Eva Zeisel’s Town and Country line for Minnesota’s Red Wing Potteries, Inc. is an icon of the twentieth-century table. Available in several colors, Town and Country reveals many things—from Zeisel’s unique biomorphic forms, to the emergence of informal dining during the 1940s, to foreshadowing the “atomic” look of tableware in the 1950s. These salt and pepper shakers epitomize her “playful search for beauty.”[1] In 1948, two years after Town and Country was introduced, Al Capp’s cartoon character, the Shmoo debuted in the comic strip Li’l Abner. The uncanny resemblance between Shmoos and Zeisel’s shakers shows the popularity of biomorphic design during the post-war period.
Town and Country echoes Zeisel’s Museum line of porcelain dinnerware for Castleton China Co., created in 1945. The Museum pattern was partially commissioned by The Museum of Modern Art and was the first modern-looking fine china dinner service to be made in the United States.[2] Both the Museum and Town and Country lines gracefully unite style and functionality. Between 1929 and 1967, the year the firm closed, Red Wing had a penchant for both commercial success and ceramic artistry, manufacturing a large range of affordable glazed “artwares”. Prior to this, the company mainly produced utilitarian stoneware. Geared for mass production, Red Wing used molds to make their tablewares instead of hand-throwing or hand-building them.
In Zeisel’s book, Eva Zeisel On Design: The Magic Language of Things, the designer eloquently discusses “togetherness,” which describes her holistic approach to design: “I have rarely designed objects that were meant to stand alone. My designs have family relationships. They are either mother and child, siblings, or cousins. They might not have identical lines, but there is always a family relationship.”[3] There is an almost magnetic rapport between Zeisel’s curvaceous Town and Country salt and pepper shakers: when together the forms intertwine and seem inseparable, and when apart they appear to yearn for each other.
Zeisel’s fluid sculptural forms show her brilliant skills as both a ceramicist and designer. Her career began in Hungary as an apprentice to the potter Jakob Karapancsik. Her in-depth knowledge of clay is reflected in many of her commercial designs. Town and Country is charming because it brings thoughtful, lighthearted design to the tabletop.

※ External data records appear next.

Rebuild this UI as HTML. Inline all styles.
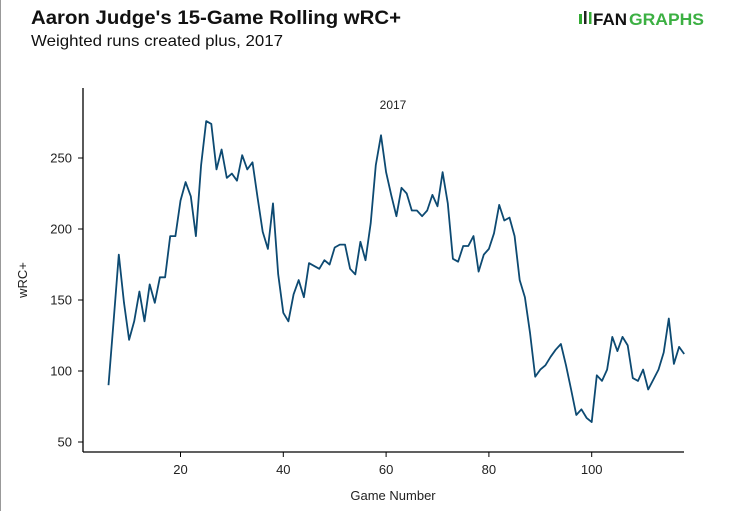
<!DOCTYPE html>
<html><head><meta charset="utf-8"><style>
body{margin:0;background:#fff;}
#wrap{position:relative;width:730px;height:511px;overflow:hidden;font-family:"Liberation Sans",sans-serif;border-left:1px solid #999;box-sizing:border-box;}
</style></head><body>
<div id="wrap">
<svg id="chart" width="730" height="511">
<text x="30" y="24" font-size="19" font-weight="bold" fill="#111" textLength="370" lengthAdjust="spacingAndGlyphs">Aaron Judge's 15-Game Rolling wRC+</text>
<text x="30" y="46" font-size="16" fill="#111" textLength="252" lengthAdjust="spacingAndGlyphs">Weighted runs created plus, 2017</text>
<g>
<rect x="578" y="14" width="3" height="10" fill="#3a3" />
<rect x="583" y="11" width="2.5" height="13" fill="#222" />
<rect x="588" y="12" width="2.5" height="12" fill="#3a3" />
<text x="592" y="25" font-size="17" font-weight="bold" fill="#111">FAN</text>
<text x="628" y="25" font-size="17" font-weight="bold" fill="#3cb043" textLength="75" lengthAdjust="spacingAndGlyphs">GRAPHS</text>
</g>
<text x="392" y="109" font-size="12" fill="#222" text-anchor="middle">2017</text>
<line x1="82" y1="88" x2="82" y2="452" stroke="#000" stroke-width="1.3"/>
<line x1="82" y1="452" x2="683" y2="452" stroke="#000" stroke-width="1.3"/>
<g id="xt"></g><g id="yt"></g>
<text x="392" y="500" font-size="13" fill="#222" text-anchor="middle">Game Number</text>
<text x="26" y="280" font-size="13" fill="#222" text-anchor="middle" transform="rotate(-90 26 280)">wRC+</text>
<path id="line" fill="none" stroke="#0d4a72" stroke-width="1.8" stroke-linejoin="round"/>
</svg>
</div>
<script>
const games=[6,7,8,9,10,11,12,13,14,15,16,17,18,19,20,21,22,23,24,25,26,27,28,29,30,31,32,33,34,35,36,37,38,39,40,41,42,43,44,45,46,47,48,49,50,51,52,53,54,55,56,57,58,59,60,61,62,63,64,65,66,67,68,69,70,71,72,73,74,75,76,77,78,79,80,81,82,83,84,85,86,87,88,89,90,91,92,93,94,95,96,97,98,99,100,101,102,103,104,105,106,107,108,109,110,111,112,113,114,115,116,117,118];
const wrc=[90,136,182,148,122,135,156,135,161,148,166,166,195,195,220,233,223,195,245,276,274,242,256,236,239,234,252,242,247,222,198,186,218,168,141,135,154,164,152,176,174,172,178,175,187,189,189,172,168,191,178,204,245,266,240,224,209,229,225,213,213,209,213,224,216,240,218,179,177,188,188,195,170,182,186,197,217,206,208,195,164,152,127,96,101,104,110,115,119,104,87,69,73,67,64,97,93,101,124,114,124,118,95,93,101,87,94,101,113,137,105,117,112];
const xTicks=[20,40,60,80,100];
const yTicks=[50,100,150,200,250];
const X=g=>76.7+(g)*5.14;
const Y=v=>158+(250-v)*1.42;
const NS="http://www.w3.org/2000/svg";
const xt=document.getElementById('xt'),yt=document.getElementById('yt');
xTicks.forEach(t=>{
 const l=document.createElementNS(NS,'line');
 l.setAttribute('x1',X(t));l.setAttribute('x2',X(t));l.setAttribute('y1',452);l.setAttribute('y2',457);l.setAttribute('stroke','#000');
 
 
 xt.appendChild(l);
 const s=document.createElementNS(NS,'text');
 s.setAttribute('x',X(t));s.setAttribute('y',474);s.setAttribute('font-size','13');s.setAttribute('text-anchor','middle');s.setAttribute('fill','#222');
 s.textContent=t;
 
 
 xt.appendChild(s);
});
yTicks.forEach(t=>{
 const l=document.createElementNS(NS,'line');
 l.setAttribute('x1',77);l.setAttribute('x2',82);l.setAttribute('y1',Y(t));l.setAttribute('y2',Y(t));l.setAttribute('stroke','#000');
 
 
 yt.appendChild(l);
 const s=document.createElementNS(NS,'text');
 s.setAttribute('x',71);s.setAttribute('y',Y(t)+4.5);s.setAttribute('font-size','13');s.setAttribute('text-anchor','end');s.setAttribute('fill','#222');
 s.textContent=t;
 
 
 yt.appendChild(s);
});
document.getElementById('line').setAttribute('d',games.map((g,i)=>(i?'L':'M')+X(g).toFixed(1)+','+Y(wrc[i]).toFixed(1)).join(''));
</script>
</body></html>
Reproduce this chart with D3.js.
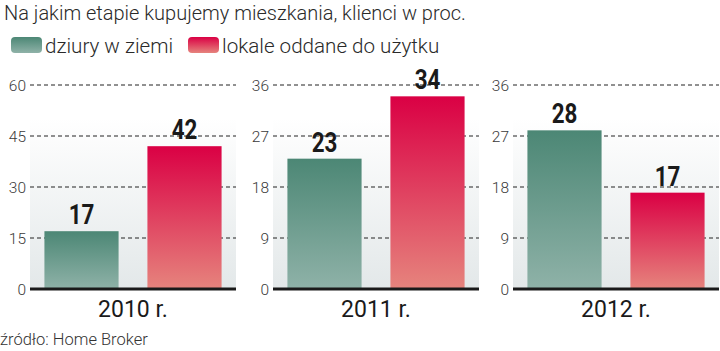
<!DOCTYPE html>
<html>
<head>
<meta charset="utf-8">
<script src="https://cdn.jsdelivr.net/npm/d3@7"></script>
<style>
  body { margin: 0; background: #fff; }
  svg { display: block; }
</style>
</head>
<body>
<div id="chart"></div>
<script>
// data
const years = ["2010 r.", "2011 r.", "2012 r."]
const series = ["dziury w ziemi", "lokale oddane do użytku"]
const holes = [17, 23, 28]
const finished = [42, 34, 17]
const axisMax = [60, 36, 36]
const axisTicks = [[0, 15, 30, 45, 60], [0, 9, 18, 27, 36], [0, 9, 18, 27, 36]]

const width = 720, height = 351
const svg = d3.select("#chart").append("svg")
    .attr("width", width)
    .attr("height", height)

const defs = svg.append("defs")
function grad(id, top, bottom) {
    let g = defs.append("linearGradient").attr("id", id)
        .attr("x1", 0).attr("y1", 0).attr("x2", 0).attr("y2", 1)
    g.append("stop").attr("offset", "0%").attr("stop-color", top)
    g.append("stop").attr("offset", "100%").attr("stop-color", bottom)
}
grad("g-green", "#4c8775", "#8fb2a8")
grad("g-red", "#da0044", "#e6847d")
grad("g-bg", "#ffffff", "#e3e8e9")
const fills = ["url(#g-green)", "url(#g-red)"]

const font = "Roboto, 'Open Sans', sans-serif"

// title
svg.append("text")
    .attr("x", 4).attr("y", 20)
    .style("font-family", font).style("font-weight", 300)
    .style("font-size", "20px").style("fill", "#2a2a2a")
    .text("Na jakim etapie kupujemy mieszkania, klienci w proc.")

// legend
const legendX = [11, 188]
series.forEach((s, i) => {
    svg.append("rect")
        .attr("x", legendX[i]).attr("y", 37)
        .attr("width", 31).attr("height", 16)
        .attr("rx", 4)
        .attr("fill", fills[i])
    svg.append("text")
        .attr("x", legendX[i] + 34).attr("y", 53)
        .style("font-family", font).style("font-weight", 300)
        .style("font-size", "20.6px").style("fill", "#2a2a2a")
        .text(s)
})

// panels
const panelLeft = [30, 273, 513]
const panelWidth = 206
const y0 = 289, yTop = 85

years.forEach((yr, p) => {
    const g = svg.append("g").attr("transform", `translate(${panelLeft[p]},0)`)

    const y = d3.scaleLinear().domain([0, axisMax[p]]).range([y0, yTop])
    const x = d3.scaleBand().domain(series).range([0, panelWidth])
        .paddingInner(0.28).paddingOuter(0.14)

    // light background
    g.append("rect")
        .attr("x", 0).attr("y", 118)
        .attr("width", panelWidth).attr("height", y0 - 118)
        .attr("fill", "url(#g-bg)")

    // grid lines + tick labels
    const ticks = axisTicks[p].filter(t => t > 0)
    g.selectAll(".grid").data(ticks).enter()
        .append("line")
        .attr("x1", 0).attr("x2", panelWidth)
        .attr("y1", d => y(d)).attr("y2", d => y(d))
        .attr("stroke", "#222")
        .attr("stroke-width", 1)
        .attr("stroke-dasharray", "4,3")

    g.selectAll(".tick-label").data(axisTicks[p]).enter()
        .append("text")
        .attr("x", -4).attr("y", d => y(d))
        .attr("dy", "0.36em")
        .attr("text-anchor", "end")
        .style("font-family", font).style("font-weight", 300)
        .style("font-size", "15.5px").style("fill", "#3a3a3a")
        .text(d => d)

    const vals = [holes[p], finished[p]]

    // bars
    g.selectAll(".bar").data(vals).enter()
        .append("rect")
        .attr("x", (d, i) => x(series[i]))
        .attr("y", d => y(d))
        .attr("width", x.bandwidth())
        .attr("height", d => y0 - y(d))
        .attr("fill", (d, i) => fills[i])

    // value labels, squeezed to look condensed
    g.selectAll(".val").data(vals).enter()
        .append("text")
        .attr("transform", (d, i) => `translate(${x(series[i]) + x.bandwidth() / 2},${y(d) - 7}) scale(0.8,1)`)
        .attr("text-anchor", "middle")
        .style("font-family", "Roboto, sans-serif")
        .style("font-weight", 700)
        .style("font-size", "28px").style("fill", "#1a1a1a")
        .text(d => d)

    // baseline
    g.append("line")
        .attr("x1", 0).attr("x2", panelWidth)
        .attr("y1", y0).attr("y2", y0)
        .attr("stroke", "#1a1a1a")
        .attr("stroke-width", 3)

    // year label
    g.append("text")
        .attr("x", panelWidth / 2).attr("y", 317)
        .attr("text-anchor", "middle")
        .style("font-family", font)
        .style("font-size", "23px").style("fill", "#1a1a1a")
        .text(yr)
})

// source
svg.append("text")
    .attr("x", 0).attr("y", 345)
    .style("font-family", font).style("font-weight", 300)
    .style("font-size", "16.5px").style("fill", "#333")
    .text("źródło: Home Broker")
</script>
</body>
</html>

[1] “Eva Zeisel: The Playful Search for Beauty” was the title of the Milwaukee Art Museum’s 2004-2005 exhibition on Zeisel’s work.
[2] Charles L. Venable and Tom Jenkins, China and Glass in America, 1880-1980: From Tabletop to TV Tray, (Dallas, TX: Dallas Museum of Art, 2000), p. 389.
[3] Eva Zeisel, Eva Zeisel on Design: The Magic Language of Things, (Woodstock, NY: Overlook Press, 2004), p.117.
Catherine Acosta is a graduate student in the History of Design and Curatorial Studies program offered jointly by the Parsons School of Design and the Cooper Hewitt, Smithsonian Design Museum. She is a Fellow in the museum’s Product Design and Decorative Arts Department.
This week, we are celebrating work of National Design Award winners, on the occasion of the announcement of this year’s honorees. The annual Awards program celebrates design, in a variety of disciplines, as a vital humanistic tool in shaping the world. Eva Zeisel won the Lifetime Achievement Award in 2005.